Everything is more complicated with the separation. I am in our house - but it is joint name. If we sell, neither of us could buy back into the neighborhood because housing prices have doubled and are surprising strong where we live. Yet we both want the kids to stay in the same school through high school.

But beyond the practical - I still hold out hope that my wife is in a long-term fog and that she could emerge someday. This is where I can't seem to get past. This remaining hope business is killing me. And I know what my failings were during our marriage - I recognize how I contributed to the decline - too late, but I know my own behaviour contributed and I'm working on it.

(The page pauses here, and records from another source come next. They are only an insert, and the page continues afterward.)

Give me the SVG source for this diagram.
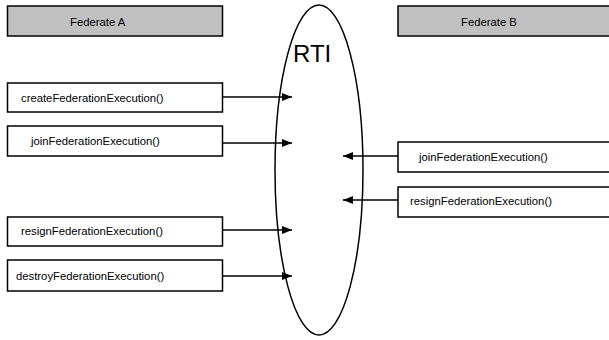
<svg xmlns="http://www.w3.org/2000/svg" width="609" height="340" viewBox="0 0 609 340">
<style>
.box{fill:#fff;stroke:#000;stroke-width:1.5}
.hdr{fill:#c0c0c0;stroke:#000;stroke-width:1.5}
.lbl{font-family:"Liberation Sans",Arial,sans-serif;font-size:11.3px;fill:#000}
.conn{stroke:#000;stroke-width:1.3;fill:none;marker-end:url(#ah)}
</style>
<defs>
<marker id="ah" viewBox="0 0 10 8" refX="10" refY="4" markerWidth="10" markerHeight="8" markerUnits="userSpaceOnUse" orient="auto">
<path d="M0,0 L10,4 L0,8 Z" fill="#000"/>
</marker>
</defs>
<rect width="609" height="340" fill="#fff"/>
<g id="rti">
<ellipse cx="319" cy="170" rx="44" ry="165" fill="none" stroke="#000" stroke-width="1.5"/>
<text x="293" y="62" font-family="'Liberation Sans',Arial,sans-serif" font-size="24" fill="#000">RTI</text>
</g>
<g id="federateA">
<rect class="hdr" x="7.5" y="6" width="215" height="30"/>
<text class="lbl" x="70" y="26">Federate A</text>
</g>
<g id="federateB">
<rect class="hdr" x="398" y="6" width="220" height="30"/>
<text class="lbl" x="461" y="26">Federate B</text>
</g>
<g id="createA">
<rect class="box" x="7.5" y="83" width="215" height="29"/>
<text class="lbl" x="21" y="102">createFederationExecution()</text>
</g>
<g id="joinA">
<rect class="box" x="7.5" y="126" width="215" height="30"/>
<text class="lbl" x="31" y="145">joinFederationExecution()</text>
</g>
<g id="resignA">
<rect class="box" x="7.5" y="217" width="215" height="29"/>
<text class="lbl" x="21" y="235">resignFederationExecution()</text>
</g>
<g id="destroyA">
<rect class="box" x="7.5" y="260" width="215" height="31"/>
<text class="lbl" x="16" y="280">destroyFederationExecution()</text>
</g>
<g id="joinB">
<rect class="box" x="398" y="142" width="220" height="30"/>
<text class="lbl" x="419" y="161">joinFederationExecution()</text>
</g>
<g id="resignB">
<rect class="box" x="398" y="187" width="220" height="30"/>
<text class="lbl" x="410" y="205">resignFederationExecution()</text>
</g>
<g id="connectors">
<line class="conn" x1="222" y1="97" x2="292" y2="97"/>
<line class="conn" x1="222" y1="143" x2="292" y2="143"/>
<line class="conn" x1="222" y1="230" x2="292" y2="230"/>
<line class="conn" x1="222" y1="276" x2="292" y2="276"/>
<line class="conn" x1="398" y1="156" x2="343" y2="156"/>
<line class="conn" x1="398" y1="200" x2="343" y2="200"/>
</g>
</svg>
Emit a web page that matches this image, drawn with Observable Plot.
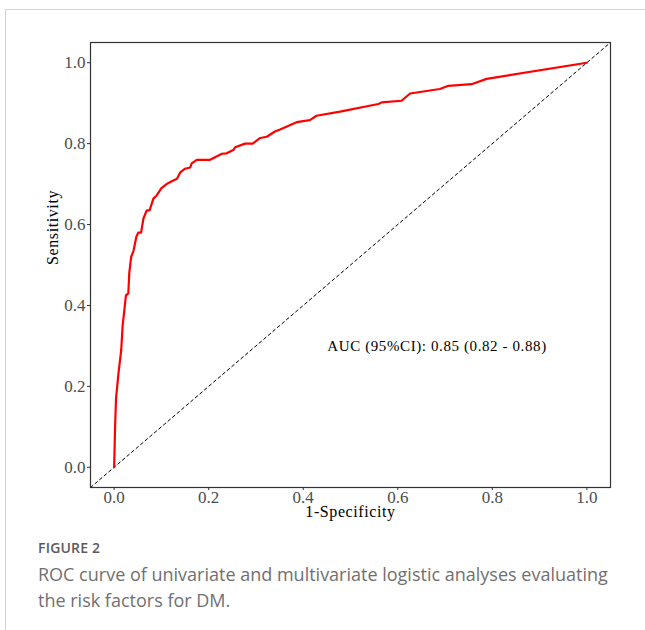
<!DOCTYPE html>
<html>
<head>
<meta charset="utf-8">
<script src="https://cdn.jsdelivr.net/npm/d3@7"></script>
<script src="https://cdn.jsdelivr.net/npm/@observablehq/plot@0.6"></script>
<style>
  html, body { margin: 0; padding: 0; background: #fff; }
  #page { position: relative; width: 645px; height: 630px; overflow: hidden; background: #fff; }
  #card { position: absolute; left: 5px; top: 9px; width: 660px; height: 640px;
          border-top: 1px solid #d4d4d4; border-left: 1px solid #d4d4d4; box-sizing: border-box; }
  #chart { position: absolute; left: 0; top: 0; }
  #chart svg text { letter-spacing: 0.6px; }
  #chart svg g[aria-label$="tick label"] { font-size: 17px; }
  #chart svg g[aria-label$="tick label"] text { letter-spacing: 0px; }
  #caption { position: absolute; left: 38px; top: 538px; width: 590px;
             font-family: "Open Sans", sans-serif; color: #707070; }
  #caption .fig { font-size: 14px; font-weight: 600; color: #5a5a5a; line-height: 20px; letter-spacing: 0.2px; }
  #caption .txt { font-size: 18px; line-height: 26px; margin-top: 3px; }
</style>
</head>
<body>
<div id="page">
  <div id="card"></div>
  <div id="chart"></div>
  <div id="caption">
    <div class="fig">FIGURE 2</div>
    <div class="txt">ROC curve of univariate and multivariate logistic analyses evaluating the risk factors for DM.</div>
  </div>
</div>
<script>
// ROC curve points (1-Specificity, Sensitivity)
const fpr = [0, 0.002, 0.004, 0.009, 0.015, 0.018, 0.025, 0.030, 0.032, 0.036, 0.041, 0.047, 0.051, 0.057,
  0.062, 0.069, 0.075, 0.083, 0.090, 0.100, 0.111, 0.122, 0.133, 0.140, 0.150, 0.161, 0.164, 0.175,
  0.203, 0.228, 0.238, 0.252, 0.256, 0.277, 0.293, 0.309, 0.323, 0.340, 0.351, 0.386, 0.414, 0.428,
  0.478, 0.559, 0.566, 0.608, 0.626, 0.689, 0.707, 0.756, 0.788, 1.0];
const tpr = [0, 0.10, 0.17, 0.23, 0.29, 0.35, 0.425, 0.43, 0.48, 0.52, 0.535, 0.57, 0.58, 0.58,
  0.615, 0.635, 0.635, 0.664, 0.672, 0.690, 0.700, 0.707, 0.713, 0.729, 0.738, 0.741, 0.751, 0.760,
  0.760, 0.775, 0.776, 0.784, 0.791, 0.800, 0.800, 0.814, 0.817, 0.830, 0.835, 0.853, 0.858, 0.869,
  0.879, 0.898, 0.902, 0.906, 0.924, 0.935, 0.943, 0.947, 0.960, 1.0];
const xTicks = [0, 0.2, 0.4, 0.6, 0.8, 1.0];
const yTicks = [0, 0.2, 0.4, 0.6, 0.8, 1.0];
const axisDomain = [-0.05, 1.05];
const diagonal = [-0.05, 1.05];
const aucLabel = ["AUC (95%CI): 0.85 (0.82 - 0.88)"];
const aucPos = [0.451, 0.30];
const xLabel = "1-Specificity";
const yLabel = "Sensitivity";

const roc = fpr.map((f, i) => ({x: f, y: tpr[i]}));
const diag = diagonal.map(v => ({x: v, y: v}));
const fmt = d3.format(".1f");

const chart = Plot.plot({
  width: 645,
  height: 530,
  marginLeft: 90,
  marginRight: 35,
  marginTop: 42,
  marginBottom: 43,
  style: {fontFamily: "'Liberation Serif', 'Times New Roman', serif", background: "transparent"},
  x: {domain: axisDomain},
  y: {domain: axisDomain},
  marks: [
    Plot.line(diag, {x: "x", y: "y", stroke: "#000", strokeWidth: 1, strokeDasharray: "3,3"}),
    Plot.line(roc, {x: "x", y: "y", stroke: "#ff0000", strokeWidth: 2.2, strokeLinejoin: "round"}),
    Plot.frame({stroke: "#333", strokeWidth: 1.2}),
    Plot.axisX({ticks: xTicks, tickFormat: fmt, tickSize: 3, tickPadding: 0, label: null,
      fontSize: 17, stroke: "#333", fill: "#4d4d4d"}),
    Plot.axisY({ticks: yTicks, tickFormat: fmt, tickSize: 3, tickPadding: 2, label: null,
      fontSize: 17, stroke: "#333", fill: "#4d4d4d"}),
    Plot.text(aucLabel, {x: () => aucPos[0], y: () => aucPos[1], text: d => d, textAnchor: "start",
      fontSize: 15, fill: "#000"}),
    Plot.text([xLabel], {frameAnchor: "bottom", dy: 29, text: d => d, fontSize: 16, fill: "#000"}),
    Plot.text([yLabel], {frameAnchor: "left", dx: -38, rotate: -90, text: d => d, fontSize: 16, fill: "#000"})
  ]
});
document.getElementById("chart").appendChild(chart);
</script>
</body>
</html>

Her current fog: Her POSOM2 is a semi-public figure and separated. They are keeping their relationship totally underground - I think because HE does not want it out there (get this - his family has strong evangelical religious leadership ties and Dad has had 3 marriages - the first two ending in affairs. So I don't think they want any more "adultery scandals" to hit the news). I've been warned (by my lawyer as well as our mediator) to stay out of my stbxw's business (since we're separated) so I have been respecting that and have not made any more contact with the POSOM2 or my stbxw about this. I suspect that the POSOM2 is like the dad - a scam artist. But it will look very bad if I interfere - my own lawyer advised staying out of it. Besides which, my stbxw and I are separated - so it is even adultery?

So why do I care? I have regressed the past week from a state of indifference to one where memories and mind movies (which I never had before - even with POSOM1) are screwing up my head. Had a really bad night. Why is this? What's wrong with me?

And am I crazy for still thinking that there is a >0% chance we could get back together? When my stbxw is in one of her normal moods - she is still attractive to me. But the question is - maybe her fog is permanent and her "normal" moments will disappear completely.

My stbxw has done nothing to indicate she wants to EVER reconcile - there have been a lot of heated arguments and bad blood ever since the separation (which started amicably) - yet I have this urge to write her a letter (not a pleading letter - but a letter to tell her how I felt about her during our marriage (she thinks I just didn't like her - and truthfully - sometimes I didn't because of how she acted - but I never stopped loving her). At the very least - I want to express that things cannot go on like this because it's becoming impossible to deal with stuff even for the kids. Is this stupid?

Anyway, feel like I've gone backwards about two or three months in my recovery.